This is another book from my antique Hebrew book collection – nothing to do with Anglo-Jewry.
Rabbi Yair Chayim Bacharach was a major and important rabbi of the 17th century. He is sometimes referred to as the Chavos Yair, after the title of his book Chavos Yair – but that is a later work than this one.
He was born in 1638 or 1639 in Lipnik in Moravia, and lived first in Koblenz, and then in Worms and Mainz. His grandmother, Eva Bacharach, was a granddaughter of Rabbi Judah Loew ben Bezalel, known as the Maharal of Prague.
Rabbi Bacharach was a prolific and important writer, but some of his works were not published for various reasons, including size and expense. In 1679 he collected some of his father’s and of his grandfather’s responsa and published them in this small format, together with some of his own, under the title, “Chut haShani” (The Scarlet Thread).
The title page, in a decorative frame, explains that the responsa include some from Rabbi Yair Chaim Bacharach’s father, Rabbi Samson (1607-1670), who was the Av Beis Din (Head of the Rabbinical Court) of Worms, and his grandfather, Rabbi Samuel Bacharach (1575-1615).
There is no date on the title page, but the colophon (the inscription printed at the end of the book) indicates the date with the words Hasheket veHabituach (quietness and security), the Hebrew letters of which equal the number 439, indicating the Hebrew date equivalent of the secular date 1679.
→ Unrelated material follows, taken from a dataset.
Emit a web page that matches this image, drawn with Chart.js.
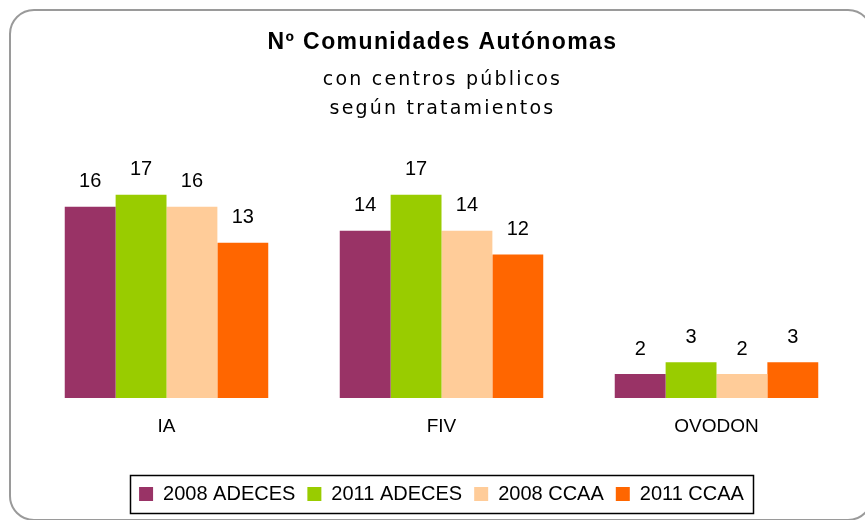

The book has some interesting stamps and inscriptions.
In the introduction, scanned here, Rabbi Bacharach writes that he had originally intended to title the book of the combined responsa of the three rabbis “Chut Hameshulash, meaning a threefold cord, from the verse in Koheles (Ecclesiastes) that “a threefold cord is not quickly broken”, because the responsa are from all three of them. however he thought it presumptuous to compare himself to the other two rabbis, so he entitled it “Chut HaShani”, which means scarlet thread, and also twofold cord.
There are ninety-six responsa, of varying lengths. The final one is quite long and deals with the weights and measures that are mentioned in the Talmud, comparing them to the current weights and measures of Rabbi Bacharach’s day. There are also some responsa from other rabbis, including Rabbi Isaiah Horowitz, known as The Shelah.
Jeff: the Maharal died 1609. Dates don’t add up?!
Paul – yes they do. The Maharal’s (eighth?) daughter, Vogele was born in 1555 in Prague and died in 1629. She married Rabbi Yitzchak HaKohen Katz. Their daughter, Chava Eva (1589-1651), married Rabbi Abraham Samuel Bacharach. Their son was Moses Samuel Bacharach (1607-1670. Their son was Rabbi Yair Chaim Bacharach.